Having students just focus on the answer and completion of a task is what narrows the scope of mathematics–which by now becomes, lamentably, the calcified goal for all math questions. The trouble is that correctness rarely leads to understanding. Conversely, understanding will inevitably lead to correctness.

But, as always, the bigger picture is about having students explore–confidently and leisurely–the wider landscape of WHY questions in mathematics. The Common Core is about building long term success in mathematics taught with curiosity and as a community. We will only achieve success here if there is passion and energy to go deeper.

I will talk more about this in my next video!

**Sunil Singh,**

Math Specialist and Buzzmath expert

Thinking of division as repeated subtraction reminded me of Keith Devlin’s article related to thinking of multiplication as repeated addition.
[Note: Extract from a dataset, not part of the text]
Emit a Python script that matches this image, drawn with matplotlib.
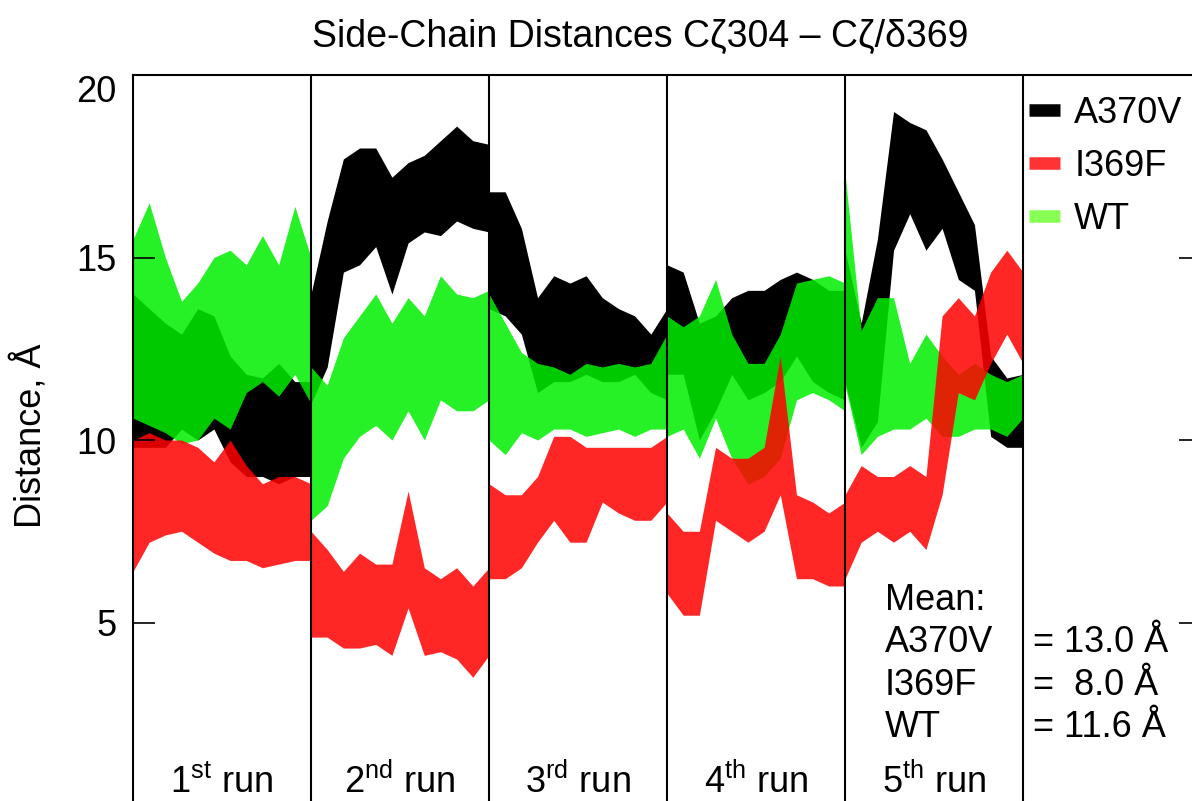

See https://www.maa.org/external_archive/devlin/devlin_06_08.html. I really question the explanation given here and can’t imagine that students would find subtracting a fraction (let alone an improper fraction) from another fraction is easier or more obvious than learning the correct algorithm. Division is the inverse of multiplication and should be taught that way. Therefore, a / b = c is equivalent to b * c = a. That’s the concept that needs teaching and learning. Read Liiping Ma’s book “Knowing and Teaching Elementary Mathematics” and how Chinese teachers teach this topic..

Thank you so much Concetta for steering me towards Keith Devlin’s article! I am a big fan of Keith, and it is because of him, that I came across Paul Lockhart’s “A Mathematician’s Lament’ over a decade ago.

And, like you, I agree with Devlin’s idea on multiplication and addition. However, I have an issue with the “traditional” algorithm. It provides no intuition/clarity for the process–it just yields correctness. I actually like your post because of how it creates rich discussion/reflection in how as a community we teach/learn mathematics. And,for that, I am very grateful for your post and giving all of us a chance to rethink common practices/beliefs.

Thank you for your book suggestion and thank you for being part of our community!

Sunil

What I always felt was lacking in early math learning was consistency in how new topics were introduced and connected to what a learner already knew to be true. So, if we teach whole number multiplication as repeated addition, then we should do so with decimals and fractions as well. Same with division as repeated subtraction. Once the learner understands how they got the answers and that the answers are true and make sense, then maybe introduce the “traditional” algorithm and show that it gets the same answer often in fewer steps. But the “traditional” algorithm should NEVER be taught first, requiring students to just believe the teacher that it gets the correct answer, which is done much too often.